- _WHAT TO PRODUCE_
Your task is to copy each line that has the word "matplotlib".

- _MATERIALS PROVIDED_
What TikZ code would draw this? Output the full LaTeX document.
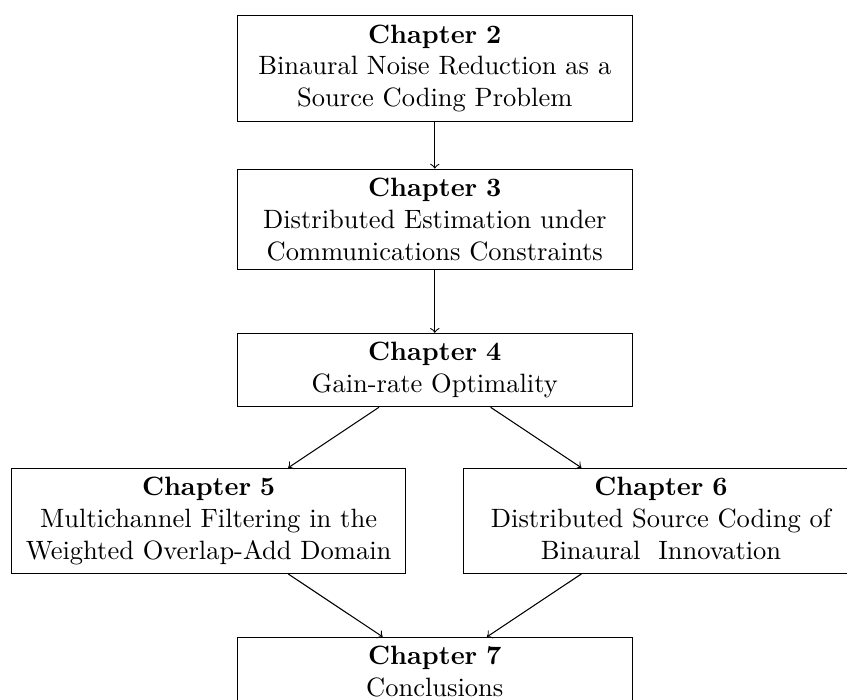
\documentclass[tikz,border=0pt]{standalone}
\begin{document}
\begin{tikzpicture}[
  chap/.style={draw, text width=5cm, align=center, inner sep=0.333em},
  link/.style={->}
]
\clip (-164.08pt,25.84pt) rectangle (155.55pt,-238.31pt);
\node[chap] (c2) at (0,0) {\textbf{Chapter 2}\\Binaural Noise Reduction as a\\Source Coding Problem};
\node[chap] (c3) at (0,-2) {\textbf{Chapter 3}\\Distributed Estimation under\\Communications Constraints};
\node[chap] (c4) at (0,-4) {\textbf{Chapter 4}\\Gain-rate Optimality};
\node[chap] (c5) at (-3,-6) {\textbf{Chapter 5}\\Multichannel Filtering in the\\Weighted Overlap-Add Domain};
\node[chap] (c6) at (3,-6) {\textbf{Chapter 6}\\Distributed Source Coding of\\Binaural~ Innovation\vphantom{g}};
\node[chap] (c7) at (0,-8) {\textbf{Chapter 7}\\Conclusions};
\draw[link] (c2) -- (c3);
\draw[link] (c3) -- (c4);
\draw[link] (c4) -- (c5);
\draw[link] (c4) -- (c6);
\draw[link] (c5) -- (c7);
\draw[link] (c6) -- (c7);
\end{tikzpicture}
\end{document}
...
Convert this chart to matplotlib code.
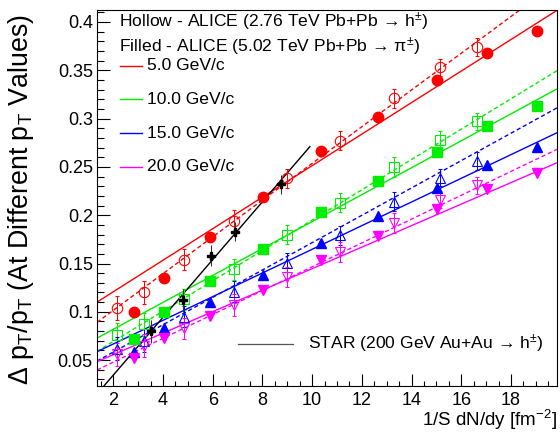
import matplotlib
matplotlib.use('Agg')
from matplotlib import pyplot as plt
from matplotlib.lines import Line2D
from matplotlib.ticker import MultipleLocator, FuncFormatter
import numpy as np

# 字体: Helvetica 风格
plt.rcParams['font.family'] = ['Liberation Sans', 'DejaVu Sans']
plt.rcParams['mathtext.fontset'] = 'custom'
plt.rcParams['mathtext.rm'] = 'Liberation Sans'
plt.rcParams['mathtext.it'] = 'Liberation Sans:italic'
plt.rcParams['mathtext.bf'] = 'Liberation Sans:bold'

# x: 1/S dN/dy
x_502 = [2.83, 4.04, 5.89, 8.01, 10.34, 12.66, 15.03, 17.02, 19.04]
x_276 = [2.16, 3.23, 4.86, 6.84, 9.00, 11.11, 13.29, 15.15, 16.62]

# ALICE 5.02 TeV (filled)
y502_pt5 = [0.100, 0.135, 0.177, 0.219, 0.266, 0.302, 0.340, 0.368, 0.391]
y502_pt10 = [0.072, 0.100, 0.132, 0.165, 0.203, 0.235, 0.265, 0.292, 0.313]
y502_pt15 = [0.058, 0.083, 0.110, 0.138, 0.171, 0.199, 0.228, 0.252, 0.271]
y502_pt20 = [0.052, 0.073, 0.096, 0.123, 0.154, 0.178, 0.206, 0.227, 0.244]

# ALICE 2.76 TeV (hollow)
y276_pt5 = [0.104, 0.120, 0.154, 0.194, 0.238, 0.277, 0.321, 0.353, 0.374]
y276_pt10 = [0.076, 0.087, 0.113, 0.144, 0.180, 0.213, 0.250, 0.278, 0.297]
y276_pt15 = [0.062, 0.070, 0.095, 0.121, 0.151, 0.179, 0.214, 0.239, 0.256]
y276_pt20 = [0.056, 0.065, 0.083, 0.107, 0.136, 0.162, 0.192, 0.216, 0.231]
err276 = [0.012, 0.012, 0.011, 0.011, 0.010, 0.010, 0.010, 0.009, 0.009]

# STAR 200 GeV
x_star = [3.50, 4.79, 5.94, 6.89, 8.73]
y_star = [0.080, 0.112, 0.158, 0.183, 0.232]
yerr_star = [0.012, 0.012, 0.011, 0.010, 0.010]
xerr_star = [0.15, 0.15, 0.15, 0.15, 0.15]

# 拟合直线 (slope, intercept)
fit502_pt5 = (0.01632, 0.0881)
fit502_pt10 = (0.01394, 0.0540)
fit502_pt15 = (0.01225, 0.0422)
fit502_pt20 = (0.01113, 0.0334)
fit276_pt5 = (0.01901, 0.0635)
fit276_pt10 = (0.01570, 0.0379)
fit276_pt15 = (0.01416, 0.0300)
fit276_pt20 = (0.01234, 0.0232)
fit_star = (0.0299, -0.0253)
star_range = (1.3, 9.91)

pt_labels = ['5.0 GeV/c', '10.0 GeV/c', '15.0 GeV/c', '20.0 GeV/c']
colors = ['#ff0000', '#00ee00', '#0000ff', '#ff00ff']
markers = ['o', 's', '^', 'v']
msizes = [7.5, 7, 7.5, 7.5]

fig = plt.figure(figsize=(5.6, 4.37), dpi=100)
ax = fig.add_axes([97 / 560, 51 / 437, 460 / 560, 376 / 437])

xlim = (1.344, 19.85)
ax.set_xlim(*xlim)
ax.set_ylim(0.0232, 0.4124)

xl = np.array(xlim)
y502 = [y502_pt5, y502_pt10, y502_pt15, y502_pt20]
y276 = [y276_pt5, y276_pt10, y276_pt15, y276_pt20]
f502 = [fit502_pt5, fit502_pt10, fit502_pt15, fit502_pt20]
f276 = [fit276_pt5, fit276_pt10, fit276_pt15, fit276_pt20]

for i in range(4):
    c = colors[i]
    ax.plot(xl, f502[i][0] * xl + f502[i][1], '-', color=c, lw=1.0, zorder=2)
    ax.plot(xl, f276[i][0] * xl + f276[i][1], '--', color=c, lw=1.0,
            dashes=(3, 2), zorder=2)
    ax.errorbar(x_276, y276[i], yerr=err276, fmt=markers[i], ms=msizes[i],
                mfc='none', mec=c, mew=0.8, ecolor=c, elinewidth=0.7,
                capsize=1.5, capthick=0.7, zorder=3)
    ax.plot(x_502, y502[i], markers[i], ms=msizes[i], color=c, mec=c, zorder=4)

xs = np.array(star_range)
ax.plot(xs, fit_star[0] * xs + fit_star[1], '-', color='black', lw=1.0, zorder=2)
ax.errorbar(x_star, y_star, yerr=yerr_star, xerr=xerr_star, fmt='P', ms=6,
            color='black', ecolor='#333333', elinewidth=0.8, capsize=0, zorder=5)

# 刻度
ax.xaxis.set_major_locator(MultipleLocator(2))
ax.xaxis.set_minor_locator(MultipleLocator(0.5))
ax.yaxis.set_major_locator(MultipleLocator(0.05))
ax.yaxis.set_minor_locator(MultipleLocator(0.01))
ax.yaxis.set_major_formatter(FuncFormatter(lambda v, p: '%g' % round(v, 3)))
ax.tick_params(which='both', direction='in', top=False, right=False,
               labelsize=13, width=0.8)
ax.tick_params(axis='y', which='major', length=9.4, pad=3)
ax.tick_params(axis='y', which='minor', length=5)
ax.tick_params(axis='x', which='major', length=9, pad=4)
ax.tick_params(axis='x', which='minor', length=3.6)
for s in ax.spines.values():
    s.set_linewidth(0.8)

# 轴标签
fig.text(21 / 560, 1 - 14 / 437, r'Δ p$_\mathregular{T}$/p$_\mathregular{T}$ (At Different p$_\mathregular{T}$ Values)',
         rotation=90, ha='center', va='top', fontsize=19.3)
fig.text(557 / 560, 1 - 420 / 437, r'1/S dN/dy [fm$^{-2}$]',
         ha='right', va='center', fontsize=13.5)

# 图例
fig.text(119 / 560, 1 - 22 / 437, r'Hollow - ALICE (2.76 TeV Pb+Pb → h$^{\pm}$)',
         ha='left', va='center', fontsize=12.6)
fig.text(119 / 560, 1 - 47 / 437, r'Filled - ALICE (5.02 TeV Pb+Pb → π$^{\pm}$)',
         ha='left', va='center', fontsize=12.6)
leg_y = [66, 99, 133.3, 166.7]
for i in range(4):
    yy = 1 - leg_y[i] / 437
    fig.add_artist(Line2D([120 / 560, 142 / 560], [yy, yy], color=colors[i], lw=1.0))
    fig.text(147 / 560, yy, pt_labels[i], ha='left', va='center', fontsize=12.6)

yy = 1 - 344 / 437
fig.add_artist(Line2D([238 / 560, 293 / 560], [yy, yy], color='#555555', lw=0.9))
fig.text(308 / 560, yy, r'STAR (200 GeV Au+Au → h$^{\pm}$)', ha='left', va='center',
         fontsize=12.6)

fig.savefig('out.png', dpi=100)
==
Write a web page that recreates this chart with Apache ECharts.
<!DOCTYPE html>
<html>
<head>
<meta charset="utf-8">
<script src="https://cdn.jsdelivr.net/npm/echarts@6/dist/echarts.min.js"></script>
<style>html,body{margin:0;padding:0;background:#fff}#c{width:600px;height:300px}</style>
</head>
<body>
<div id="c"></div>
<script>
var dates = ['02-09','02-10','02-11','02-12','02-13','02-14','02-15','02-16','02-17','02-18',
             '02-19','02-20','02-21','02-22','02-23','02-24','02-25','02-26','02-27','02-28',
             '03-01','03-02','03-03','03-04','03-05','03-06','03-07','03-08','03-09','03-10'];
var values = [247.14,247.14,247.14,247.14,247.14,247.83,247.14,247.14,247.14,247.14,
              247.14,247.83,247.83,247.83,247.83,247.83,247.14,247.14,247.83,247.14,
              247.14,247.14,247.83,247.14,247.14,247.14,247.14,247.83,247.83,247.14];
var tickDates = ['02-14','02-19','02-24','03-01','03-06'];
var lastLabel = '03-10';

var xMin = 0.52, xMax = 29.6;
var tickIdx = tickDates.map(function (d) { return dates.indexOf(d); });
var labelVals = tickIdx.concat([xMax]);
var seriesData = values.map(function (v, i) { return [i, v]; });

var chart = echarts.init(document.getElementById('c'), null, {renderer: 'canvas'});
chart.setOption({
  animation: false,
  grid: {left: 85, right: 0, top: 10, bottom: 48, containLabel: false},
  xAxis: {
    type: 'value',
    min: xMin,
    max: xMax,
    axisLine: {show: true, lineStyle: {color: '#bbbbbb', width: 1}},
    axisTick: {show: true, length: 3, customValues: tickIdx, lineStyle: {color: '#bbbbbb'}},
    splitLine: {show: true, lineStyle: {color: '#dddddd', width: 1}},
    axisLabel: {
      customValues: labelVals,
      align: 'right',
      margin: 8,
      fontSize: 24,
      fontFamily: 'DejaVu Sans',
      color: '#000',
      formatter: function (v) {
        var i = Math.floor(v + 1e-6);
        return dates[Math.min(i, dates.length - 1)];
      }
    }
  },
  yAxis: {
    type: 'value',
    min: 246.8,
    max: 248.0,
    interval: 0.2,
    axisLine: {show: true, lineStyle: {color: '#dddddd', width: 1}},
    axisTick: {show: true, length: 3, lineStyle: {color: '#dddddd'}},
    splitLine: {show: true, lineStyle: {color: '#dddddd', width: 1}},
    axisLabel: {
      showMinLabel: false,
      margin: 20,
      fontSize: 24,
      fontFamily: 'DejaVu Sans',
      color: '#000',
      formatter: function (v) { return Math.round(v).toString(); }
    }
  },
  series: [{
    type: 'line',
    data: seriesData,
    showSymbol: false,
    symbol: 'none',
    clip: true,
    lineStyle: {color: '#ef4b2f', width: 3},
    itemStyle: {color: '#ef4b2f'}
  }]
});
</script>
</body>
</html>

- _REPLY TO THE EXERCISE_
Convert this chart to matplotlib code.
import matplotlib
matplotlib.use('Agg')
from matplotlib import pyplot as plt
from matplotlib.lines import Line2D
from matplotlib.ticker import MultipleLocator, FuncFormatter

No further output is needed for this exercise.